* **TASK TO COMPLETE**
Copy all of the material word for word, except for the pictures.

──────── DATASET EXTRACT ────────

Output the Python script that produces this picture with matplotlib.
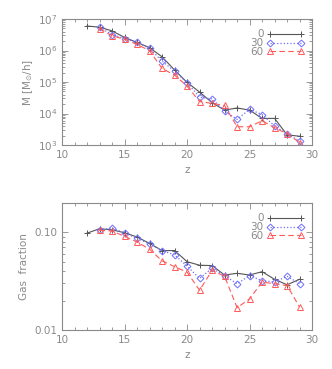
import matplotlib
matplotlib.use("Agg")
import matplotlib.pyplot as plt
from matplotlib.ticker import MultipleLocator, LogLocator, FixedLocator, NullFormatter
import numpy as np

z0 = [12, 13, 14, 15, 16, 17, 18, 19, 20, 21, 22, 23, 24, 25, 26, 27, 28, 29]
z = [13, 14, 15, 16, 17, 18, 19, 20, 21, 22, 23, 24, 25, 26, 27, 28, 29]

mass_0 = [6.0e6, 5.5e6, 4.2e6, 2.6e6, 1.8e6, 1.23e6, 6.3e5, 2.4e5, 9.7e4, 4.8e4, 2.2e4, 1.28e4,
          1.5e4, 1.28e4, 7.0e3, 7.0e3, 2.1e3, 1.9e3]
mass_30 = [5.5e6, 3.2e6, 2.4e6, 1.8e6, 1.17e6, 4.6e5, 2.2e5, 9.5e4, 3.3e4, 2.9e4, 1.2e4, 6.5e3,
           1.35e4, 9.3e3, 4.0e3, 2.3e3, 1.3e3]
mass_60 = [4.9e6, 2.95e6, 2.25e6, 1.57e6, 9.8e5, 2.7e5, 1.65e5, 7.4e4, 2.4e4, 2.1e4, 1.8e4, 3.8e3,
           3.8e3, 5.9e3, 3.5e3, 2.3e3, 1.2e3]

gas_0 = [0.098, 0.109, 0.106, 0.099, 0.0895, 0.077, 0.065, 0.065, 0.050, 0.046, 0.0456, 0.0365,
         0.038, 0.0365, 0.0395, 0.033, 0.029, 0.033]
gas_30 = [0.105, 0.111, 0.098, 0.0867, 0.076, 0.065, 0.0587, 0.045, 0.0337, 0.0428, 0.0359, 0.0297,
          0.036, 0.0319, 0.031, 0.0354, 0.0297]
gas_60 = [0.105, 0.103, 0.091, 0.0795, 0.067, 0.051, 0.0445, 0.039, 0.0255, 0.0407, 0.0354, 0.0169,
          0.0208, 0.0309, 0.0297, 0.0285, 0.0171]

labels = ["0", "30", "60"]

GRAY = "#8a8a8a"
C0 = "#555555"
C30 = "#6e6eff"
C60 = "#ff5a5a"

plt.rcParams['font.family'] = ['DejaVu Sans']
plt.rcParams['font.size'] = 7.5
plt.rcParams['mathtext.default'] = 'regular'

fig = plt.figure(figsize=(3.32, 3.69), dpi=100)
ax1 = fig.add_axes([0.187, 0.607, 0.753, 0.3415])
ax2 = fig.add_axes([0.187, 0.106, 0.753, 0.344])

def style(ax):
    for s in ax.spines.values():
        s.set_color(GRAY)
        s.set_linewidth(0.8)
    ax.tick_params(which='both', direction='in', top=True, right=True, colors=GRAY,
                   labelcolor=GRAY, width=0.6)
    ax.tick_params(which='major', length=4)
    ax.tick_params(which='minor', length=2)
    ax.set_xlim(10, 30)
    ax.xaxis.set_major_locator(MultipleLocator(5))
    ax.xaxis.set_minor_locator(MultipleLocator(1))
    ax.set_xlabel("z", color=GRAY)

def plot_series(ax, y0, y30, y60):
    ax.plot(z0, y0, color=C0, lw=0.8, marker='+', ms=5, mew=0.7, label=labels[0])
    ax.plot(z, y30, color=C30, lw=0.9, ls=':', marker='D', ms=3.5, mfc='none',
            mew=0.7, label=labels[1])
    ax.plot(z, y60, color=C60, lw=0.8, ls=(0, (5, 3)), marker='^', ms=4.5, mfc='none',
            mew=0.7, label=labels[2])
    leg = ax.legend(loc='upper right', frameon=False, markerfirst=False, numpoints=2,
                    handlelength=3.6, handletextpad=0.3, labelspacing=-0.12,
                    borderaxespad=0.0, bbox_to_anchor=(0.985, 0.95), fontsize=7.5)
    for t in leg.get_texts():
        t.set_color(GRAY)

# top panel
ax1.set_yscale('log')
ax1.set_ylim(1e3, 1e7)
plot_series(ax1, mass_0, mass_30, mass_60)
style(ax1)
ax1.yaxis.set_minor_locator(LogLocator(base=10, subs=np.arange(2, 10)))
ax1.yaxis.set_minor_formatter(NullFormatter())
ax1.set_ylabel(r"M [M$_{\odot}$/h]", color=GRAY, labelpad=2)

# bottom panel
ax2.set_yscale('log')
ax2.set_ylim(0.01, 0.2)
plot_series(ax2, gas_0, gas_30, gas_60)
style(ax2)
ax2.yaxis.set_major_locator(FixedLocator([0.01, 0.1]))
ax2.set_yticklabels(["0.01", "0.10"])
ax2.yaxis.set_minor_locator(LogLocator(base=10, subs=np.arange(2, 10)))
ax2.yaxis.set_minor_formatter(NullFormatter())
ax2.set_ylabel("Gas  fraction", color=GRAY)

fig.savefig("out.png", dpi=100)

────────

* **TASK RESULT**
Output the Python script that produces this picture with matplotlib.
import matplotlib
matplotlib.use("Agg")
import matplotlib.pyplot as plt
from matplotlib.ticker import MultipleLocator, LogLocator, FixedLocator, NullFormatter
import numpy as np

z0 = [12, 13, 14, 15, 16, 17, 18, 19, 20, 21, 22, 23, 24, 25, 26, 27, 28, 29]
z = [13, 14, 15, 16, 17, 18, 19, 20, 21, 22, 23, 24, 25, 26, 27, 28, 29]

mass_0 = [6.0e6, 5.5e6, 4.2e6, 2.6e6, 1.8e6, 1.23e6, 6.3e5, 2.4e5, 9.7e4, 4.8e4, 2.2e4, 1.28e4,
          1.5e4, 1.28e4, 7.0e3, 7.0e3, 2.1e3, 1.9e3]
mass_30 = [5.5e6, 3.2e6, 2.4e6, 1.8e6, 1.17e6, 4.6e5, 2.2e5, 9.5e4, 3.3e4, 2.9e4, 1.2e4, 6.5e3,
           1.35e4, 9.3e3, 4.0e3, 2.3e3, 1.3e3]
mass_60 = [4.9e6, 2.95e6, 2.25e6, 1.57e6, 9.8e5, 2.7e5, 1.65e5, 7.4e4, 2.4e4, 2.1e4, 1.8e4, 3.8e3,
           3.8e3, 5.9e3, 3.5e3, 2.3e3, 1.2e3]

gas_0 = [0.098, 0.109, 0.106, 0.099, 0.0895, 0.077, 0.065, 0.065, 0.050, 0.046, 0.0456, 0.0365,
         0.038, 0.0365, 0.0395, 0.033, 0.029, 0.033]
gas_30 = [0.105, 0.111, 0.098, 0.0867, 0.076, 0.065, 0.0587, 0.045, 0.0337, 0.0428, 0.0359, 0.0297,
          0.036, 0.0319, 0.031, 0.0354, 0.0297]
gas_60 = [0.105, 0.103, 0.091, 0.0795, 0.067, 0.051, 0.0445, 0.039, 0.0255, 0.0407, 0.0354, 0.0169,
          0.0208, 0.0309, 0.0297, 0.0285, 0.0171]

labels = ["0", "30", "60"]

GRAY = "#8a8a8a"
C0 = "#555555"
C30 = "#6e6eff"
C60 = "#ff5a5a"

plt.rcParams['font.family'] = ['DejaVu Sans']
plt.rcParams['font.size'] = 7.5
plt.rcParams['mathtext.default'] = 'regular'

fig = plt.figure(figsize=(3.32, 3.69), dpi=100)
ax1 = fig.add_axes([0.187, 0.607, 0.753, 0.3415])
ax2 = fig.add_axes([0.187, 0.106, 0.753, 0.344])

def style(ax):
    for s in ax.spines.values():
        s.set_color(GRAY)
        s.set_linewidth(0.8)
    ax.tick_params(which='both', direction='in', top=True, right=True, colors=GRAY,
                   labelcolor=GRAY, width=0.6)
    ax.tick_params(which='major', length=4)
    ax.tick_params(which='minor', length=2)
    ax.set_xlim(10, 30)
    ax.xaxis.set_major_locator(MultipleLocator(5))
    ax.xaxis.set_minor_locator(MultipleLocator(1))
    ax.set_xlabel("z", color=GRAY)

def plot_series(ax, y0, y30, y60):
    ax.plot(z0, y0, color=C0, lw=0.8, marker='+', ms=5, mew=0.7, label=labels[0])
    ax.plot(z, y30, color=C30, lw=0.9, ls=':', marker='D', ms=3.5, mfc='none',
            mew=0.7, label=labels[1])
    ax.plot(z, y60, color=C60, lw=0.8, ls=(0, (5, 3)), marker='^', ms=4.5, mfc='none',
            mew=0.7, label=labels[2])
    leg = ax.legend(loc='upper right', frameon=False, markerfirst=False, numpoints=2,
                    handlelength=3.6, handletextpad=0.3, labelspacing=-0.12,
                    borderaxespad=0.0, bbox_to_anchor=(0.985, 0.95), fontsize=7.5)
    for t in leg.get_texts():
        t.set_color(GRAY)

# top panel
ax1.set_yscale('log')
ax1.set_ylim(1e3, 1e7)
plot_series(ax1, mass_0, mass_30, mass_60)
style(ax1)
ax1.yaxis.set_minor_locator(LogLocator(base=10, subs=np.arange(2, 10)))
ax1.yaxis.set_minor_formatter(NullFormatter())
ax1.set_ylabel(r"M [M$_{\odot}$/h]", color=GRAY, labelpad=2)

# bottom panel
ax2.set_yscale('log')
ax2.set_ylim(0.01, 0.2)
plot_series(ax2, gas_0, gas_30, gas_60)
style(ax2)
ax2.yaxis.set_major_locator(FixedLocator([0.01, 0.1]))
ax2.set_yticklabels(["0.01", "0.10"])
ax2.yaxis.set_minor_locator(LogLocator(base=10, subs=np.arange(2, 10)))
ax2.yaxis.set_minor_formatter(NullFormatter())
ax2.set_ylabel("Gas  fraction", color=GRAY)

fig.savefig("out.png", dpi=100)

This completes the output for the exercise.